■ Job ■
Return each line of the data below verbatim; pictures are to be left out.

◇ ◇ ◇

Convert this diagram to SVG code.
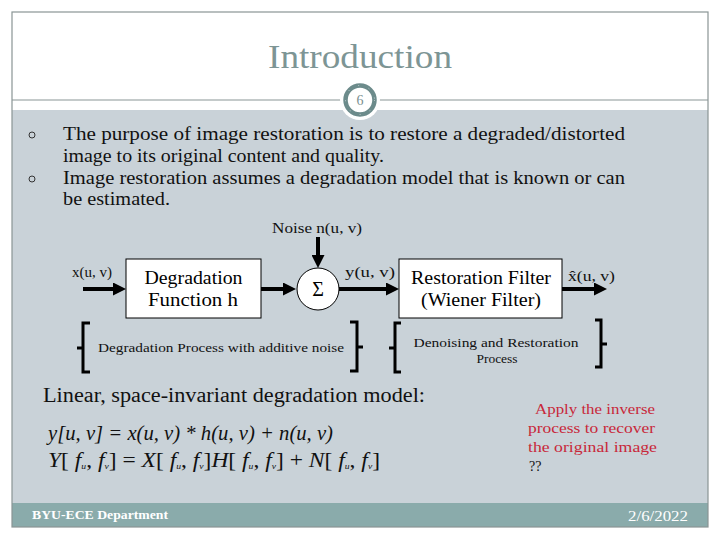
<svg xmlns="http://www.w3.org/2000/svg" width="720" height="540" viewBox="0 0 720 540">
<defs>
<style>
.serif{font-family:"Liberation Serif","DejaVu Serif",serif;}
.lbl{font-family:"Liberation Serif","DejaVu Serif",serif;font-size:15px;fill:#111;}
.boxt{font-family:"Liberation Serif","DejaVu Serif",serif;font-size:18px;fill:#000;text-anchor:middle;}
.bul{font-family:"Liberation Serif","DejaVu Serif",serif;font-size:19px;fill:#111;}
.box{fill:#fff;stroke:#000;stroke-width:1;}
.conn{stroke:#000;stroke-width:4;fill:none;marker-end:url(#ah);}
.brk{stroke:#000;stroke-width:3;fill:none;}
.red{font-family:"Liberation Serif","DejaVu Serif",serif;font-size:15px;fill:#c8283a;}
.eq{font-family:"Liberation Serif","Times New Roman",serif;font-size:22px;fill:#111;}
.it{font-style:italic;}
</style>
<marker id="ah" markerUnits="userSpaceOnUse" markerWidth="13" markerHeight="13" refX="2" refY="6.5" orient="auto">
<path d="M0,0 L13,6.5 L0,13 z" fill="#000"/>
</marker>
</defs>
<rect x="0" y="0" width="720" height="540" fill="#fff"/>
<rect x="12" y="110" width="696" height="393" fill="#c9d2d8"/>
<rect x="12" y="503" width="696" height="24" fill="#8aabab"/>
<rect x="12" y="12" width="696" height="515" fill="none" stroke="#8a9595" stroke-width="1.2"/>
<line x1="12" y1="100" x2="708" y2="100" stroke="#8a9595" stroke-width="1.2"/>
<g id="slide-number">
<circle cx="360" cy="100" r="20" fill="#fff"/>
<circle cx="360" cy="100" r="14.5" fill="#fff" stroke="#6c8b8b" stroke-width="4.5"/>
<circle cx="360" cy="100" r="14.5" fill="none" stroke="#c8d6d6" stroke-width="1" stroke-dasharray="1 10"/>
<text x="360" y="105" class="serif" font-size="14" fill="#7a8f8f" text-anchor="middle">6</text>
</g>
<text x="360" y="68" class="serif" font-size="34" fill="#7d9595" text-anchor="middle" textLength="184" lengthAdjust="spacingAndGlyphs">Introduction</text>
<g id="bullets">
<circle cx="32" cy="135" r="3" fill="none" stroke="#333" stroke-width="1"/>
<circle cx="32" cy="179" r="3" fill="none" stroke="#333" stroke-width="1"/>
<text x="63" y="140" class="bul" textLength="562" lengthAdjust="spacingAndGlyphs">The purpose of image restoration is to restore a degraded/distorted</text>
<text x="63" y="162" class="bul" textLength="321" lengthAdjust="spacingAndGlyphs">image to its original content and quality.</text>
<text x="63" y="184" class="bul" textLength="562" lengthAdjust="spacingAndGlyphs">Image restoration assumes a degradation model that is known or can</text>
<text x="63" y="205" class="bul" textLength="107" lengthAdjust="spacingAndGlyphs">be estimated.</text>
</g>
<g id="connectors">
<line class="conn" x1="83" y1="289" x2="115" y2="289"/>
<line class="conn" x1="261" y1="289" x2="285" y2="289"/>
<line class="conn" x1="318" y1="237" x2="318" y2="257"/>
<line class="conn" x1="339" y1="289" x2="388" y2="289"/>
<line class="conn" x1="562" y1="289" x2="596" y2="289"/>
</g>
<g id="input-label"><text x="72" y="277" class="lbl">x(u, v)</text></g>
<g id="noise-label"><text x="272" y="233" class="lbl" textLength="90" lengthAdjust="spacingAndGlyphs">Noise n(u, v)</text></g>
<g id="degradation">
<rect class="box" x="126" y="259" width="135" height="59"/>
<text x="193.5" y="284" class="boxt" textLength="98" lengthAdjust="spacingAndGlyphs">Degradation</text>
<text x="193" y="306" class="boxt" textLength="90" lengthAdjust="spacingAndGlyphs">Function  h</text>
</g>
<g id="sum">
<circle cx="318" cy="289" r="21" fill="#fff" stroke="#000" stroke-width="1"/>
<text x="318" y="296" class="serif" font-size="20" fill="#000" text-anchor="middle">Σ</text>
</g>
<g id="y-label"><text x="345" y="277" class="lbl" textLength="50" lengthAdjust="spacingAndGlyphs">y(u, v)</text></g>
<g id="restoration">
<rect class="box" x="399" y="259" width="163" height="59"/>
<text x="481" y="284" class="boxt" textLength="140" lengthAdjust="spacingAndGlyphs">Restoration Filter</text>
<text x="481" y="306" class="boxt" textLength="120" lengthAdjust="spacingAndGlyphs">(Wiener Filter)</text>
</g>
<g id="xhat-label">
<text x="568" y="281" class="lbl" textLength="47" lengthAdjust="spacingAndGlyphs">x̂(u, v)</text>
</g>
<g id="degradation-process">
<path class="brk" d="M90,323 H83 V372 H90 M83,348 H77"/>
<path class="brk" d="M350,322 H357 V371 H350 M357,347 H363"/>
<text x="98" y="352" class="serif" font-size="13.5" fill="#111" textLength="246" lengthAdjust="spacingAndGlyphs">Degradation Process with additive noise</text>
</g>
<g id="restoration-process">
<path class="brk" d="M401,323 H395 V372 H401 M395,348 H389"/>
<path class="brk" d="M595,320 H601 V367 H595 M601,344 H607"/>
<text x="496" y="347" class="serif" font-size="13.5" fill="#111" text-anchor="middle" textLength="165" lengthAdjust="spacingAndGlyphs">Denoising and Restoration</text>
<text x="497" y="363" class="serif" font-size="13.5" fill="#111" text-anchor="middle">Process</text>
</g>
<text x="43" y="402" class="serif" font-size="20" fill="#111" textLength="382" lengthAdjust="spacingAndGlyphs">Linear, space-invariant degradation model:</text>
<text x="48" y="440" class="eq it" textLength="285" lengthAdjust="spacingAndGlyphs">y[u, v] = x(u, v) * h(u, v) + n(u, v)</text>
<text x="48" y="467" class="eq" textLength="332" lengthAdjust="spacingAndGlyphs"><tspan class="it">Y</tspan>[ <tspan class="it">f</tspan><tspan class="it" font-size="9" dy="2">u</tspan><tspan dy="-2">, </tspan><tspan class="it">f</tspan><tspan class="it" font-size="9" dy="2">v</tspan><tspan dy="-2">] = </tspan><tspan class="it">X</tspan>[ <tspan class="it">f</tspan><tspan class="it" font-size="9" dy="2">u</tspan><tspan dy="-2">, </tspan><tspan class="it">f</tspan><tspan class="it" font-size="9" dy="2">v</tspan><tspan dy="-2">]</tspan><tspan class="it">H</tspan>[ <tspan class="it">f</tspan><tspan class="it" font-size="9" dy="2">u</tspan><tspan dy="-2">, </tspan><tspan class="it">f</tspan><tspan class="it" font-size="9" dy="2">v</tspan><tspan dy="-2">] + </tspan><tspan class="it">N</tspan>[ <tspan class="it">f</tspan><tspan class="it" font-size="9" dy="2">u</tspan><tspan dy="-2">, </tspan><tspan class="it">f</tspan><tspan class="it" font-size="9" dy="2">v</tspan><tspan dy="-2">]</tspan></text>
<g id="note">
<text x="535" y="414" class="red" textLength="120" lengthAdjust="spacingAndGlyphs">Apply the inverse</text>
<text x="528" y="433" class="red" textLength="127" lengthAdjust="spacingAndGlyphs">process to recover</text>
<text x="528" y="452" class="red" textLength="129" lengthAdjust="spacingAndGlyphs">the original image</text>
<text x="529" y="471" class="serif" font-size="14" fill="#111">??</text>
</g>
<text x="32" y="519" class="serif" font-size="13" font-weight="bold" fill="#fff" textLength="136" lengthAdjust="spacingAndGlyphs">BYU-ECE Department</text>
<text x="688" y="521" class="serif" font-size="14" fill="#fff" text-anchor="end" textLength="60" lengthAdjust="spacingAndGlyphs">2/6/2022</text>
</svg>
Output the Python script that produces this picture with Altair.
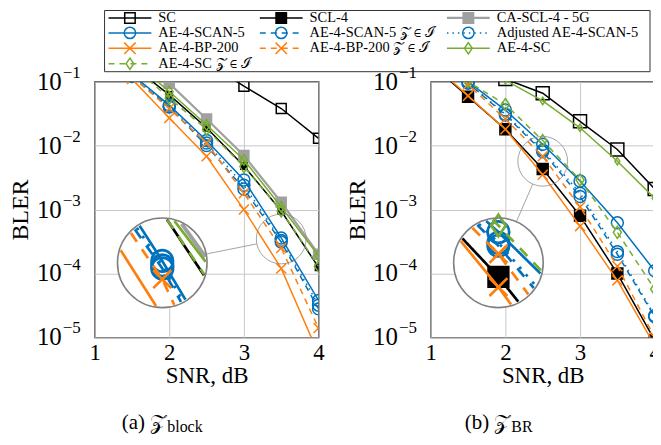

◇ ◇ ◇

■ Worked solution ■
Convert this diagram to SVG code.
<svg xmlns="http://www.w3.org/2000/svg" width="720" height="540" viewBox="0 0 720 540">
<defs>
<style>
.serif{font-family:"Liberation Serif","DejaVu Serif",serif;}
.lbl{font-family:"Liberation Serif","DejaVu Serif",serif;font-size:15px;fill:#111;}
.boxt{font-family:"Liberation Serif","DejaVu Serif",serif;font-size:18px;fill:#000;text-anchor:middle;}
.bul{font-family:"Liberation Serif","DejaVu Serif",serif;font-size:19px;fill:#111;}
.box{fill:#fff;stroke:#000;stroke-width:1;}
.conn{stroke:#000;stroke-width:4;fill:none;marker-end:url(#ah);}
.brk{stroke:#000;stroke-width:3;fill:none;}
.red{font-family:"Liberation Serif","DejaVu Serif",serif;font-size:15px;fill:#c8283a;}
.eq{font-family:"Liberation Serif","Times New Roman",serif;font-size:22px;fill:#111;}
.it{font-style:italic;}
</style>
<marker id="ah" markerUnits="userSpaceOnUse" markerWidth="13" markerHeight="13" refX="2" refY="6.5" orient="auto">
<path d="M0,0 L13,6.5 L0,13 z" fill="#000"/>
</marker>
</defs>
<rect x="0" y="0" width="720" height="540" fill="#fff"/>
<rect x="12" y="110" width="696" height="393" fill="#c9d2d8"/>
<rect x="12" y="503" width="696" height="24" fill="#8aabab"/>
<rect x="12" y="12" width="696" height="515" fill="none" stroke="#8a9595" stroke-width="1.2"/>
<line x1="12" y1="100" x2="708" y2="100" stroke="#8a9595" stroke-width="1.2"/>
<g id="slide-number">
<circle cx="360" cy="100" r="20" fill="#fff"/>
<circle cx="360" cy="100" r="14.5" fill="#fff" stroke="#6c8b8b" stroke-width="4.5"/>
<circle cx="360" cy="100" r="14.5" fill="none" stroke="#c8d6d6" stroke-width="1" stroke-dasharray="1 10"/>
<text x="360" y="105" class="serif" font-size="14" fill="#7a8f8f" text-anchor="middle">6</text>
</g>
<text x="360" y="68" class="serif" font-size="34" fill="#7d9595" text-anchor="middle" textLength="184" lengthAdjust="spacingAndGlyphs">Introduction</text>
<g id="bullets">
<circle cx="32" cy="135" r="3" fill="none" stroke="#333" stroke-width="1"/>
<circle cx="32" cy="179" r="3" fill="none" stroke="#333" stroke-width="1"/>
<text x="63" y="140" class="bul" textLength="562" lengthAdjust="spacingAndGlyphs">The purpose of image restoration is to restore a degraded/distorted</text>
<text x="63" y="162" class="bul" textLength="321" lengthAdjust="spacingAndGlyphs">image to its original content and quality.</text>
<text x="63" y="184" class="bul" textLength="562" lengthAdjust="spacingAndGlyphs">Image restoration assumes a degradation model that is known or can</text>
<text x="63" y="205" class="bul" textLength="107" lengthAdjust="spacingAndGlyphs">be estimated.</text>
</g>
<g id="connectors">
<line class="conn" x1="83" y1="289" x2="115" y2="289"/>
<line class="conn" x1="261" y1="289" x2="285" y2="289"/>
<line class="conn" x1="318" y1="237" x2="318" y2="257"/>
<line class="conn" x1="339" y1="289" x2="388" y2="289"/>
<line class="conn" x1="562" y1="289" x2="596" y2="289"/>
</g>
<g id="input-label"><text x="72" y="277" class="lbl">x(u, v)</text></g>
<g id="noise-label"><text x="272" y="233" class="lbl" textLength="90" lengthAdjust="spacingAndGlyphs">Noise n(u, v)</text></g>
<g id="degradation">
<rect class="box" x="126" y="259" width="135" height="59"/>
<text x="193.5" y="284" class="boxt" textLength="98" lengthAdjust="spacingAndGlyphs">Degradation</text>
<text x="193" y="306" class="boxt" textLength="90" lengthAdjust="spacingAndGlyphs">Function  h</text>
</g>
<g id="sum">
<circle cx="318" cy="289" r="21" fill="#fff" stroke="#000" stroke-width="1"/>
<text x="318" y="296" class="serif" font-size="20" fill="#000" text-anchor="middle">Σ</text>
</g>
<g id="y-label"><text x="345" y="277" class="lbl" textLength="50" lengthAdjust="spacingAndGlyphs">y(u, v)</text></g>
<g id="restoration">
<rect class="box" x="399" y="259" width="163" height="59"/>
<text x="481" y="284" class="boxt" textLength="140" lengthAdjust="spacingAndGlyphs">Restoration Filter</text>
<text x="481" y="306" class="boxt" textLength="120" lengthAdjust="spacingAndGlyphs">(Wiener Filter)</text>
</g>
<g id="xhat-label">
<text x="568" y="281" class="lbl" textLength="47" lengthAdjust="spacingAndGlyphs">x̂(u, v)</text>
</g>
<g id="degradation-process">
<path class="brk" d="M90,323 H83 V372 H90 M83,348 H77"/>
<path class="brk" d="M350,322 H357 V371 H350 M357,347 H363"/>
<text x="98" y="352" class="serif" font-size="13.5" fill="#111" textLength="246" lengthAdjust="spacingAndGlyphs">Degradation Process with additive noise</text>
</g>
<g id="restoration-process">
<path class="brk" d="M401,323 H395 V372 H401 M395,348 H389"/>
<path class="brk" d="M595,320 H601 V367 H595 M601,344 H607"/>
<text x="496" y="347" class="serif" font-size="13.5" fill="#111" text-anchor="middle" textLength="165" lengthAdjust="spacingAndGlyphs">Denoising and Restoration</text>
<text x="497" y="363" class="serif" font-size="13.5" fill="#111" text-anchor="middle">Process</text>
</g>
<text x="43" y="402" class="serif" font-size="20" fill="#111" textLength="382" lengthAdjust="spacingAndGlyphs">Linear, space-invariant degradation model:</text>
<text x="48" y="440" class="eq it" textLength="285" lengthAdjust="spacingAndGlyphs">y[u, v] = x(u, v) * h(u, v) + n(u, v)</text>
<text x="48" y="467" class="eq" textLength="332" lengthAdjust="spacingAndGlyphs"><tspan class="it">Y</tspan>[ <tspan class="it">f</tspan><tspan class="it" font-size="9" dy="2">u</tspan><tspan dy="-2">, </tspan><tspan class="it">f</tspan><tspan class="it" font-size="9" dy="2">v</tspan><tspan dy="-2">] = </tspan><tspan class="it">X</tspan>[ <tspan class="it">f</tspan><tspan class="it" font-size="9" dy="2">u</tspan><tspan dy="-2">, </tspan><tspan class="it">f</tspan><tspan class="it" font-size="9" dy="2">v</tspan><tspan dy="-2">]</tspan><tspan class="it">H</tspan>[ <tspan class="it">f</tspan><tspan class="it" font-size="9" dy="2">u</tspan><tspan dy="-2">, </tspan><tspan class="it">f</tspan><tspan class="it" font-size="9" dy="2">v</tspan><tspan dy="-2">] + </tspan><tspan class="it">N</tspan>[ <tspan class="it">f</tspan><tspan class="it" font-size="9" dy="2">u</tspan><tspan dy="-2">, </tspan><tspan class="it">f</tspan><tspan class="it" font-size="9" dy="2">v</tspan><tspan dy="-2">]</tspan></text>
<g id="note">
<text x="535" y="414" class="red" textLength="120" lengthAdjust="spacingAndGlyphs">Apply the inverse</text>
<text x="528" y="433" class="red" textLength="127" lengthAdjust="spacingAndGlyphs">process to recover</text>
<text x="528" y="452" class="red" textLength="129" lengthAdjust="spacingAndGlyphs">the original image</text>
<text x="529" y="471" class="serif" font-size="14" fill="#111">??</text>
</g>
<text x="32" y="519" class="serif" font-size="13" font-weight="bold" fill="#fff" textLength="136" lengthAdjust="spacingAndGlyphs">BYU-ECE Department</text>
<text x="688" y="521" class="serif" font-size="14" fill="#fff" text-anchor="end" textLength="60" lengthAdjust="spacingAndGlyphs">2/6/2022</text>
</svg>
Output the Python script that produces this picture with Altair.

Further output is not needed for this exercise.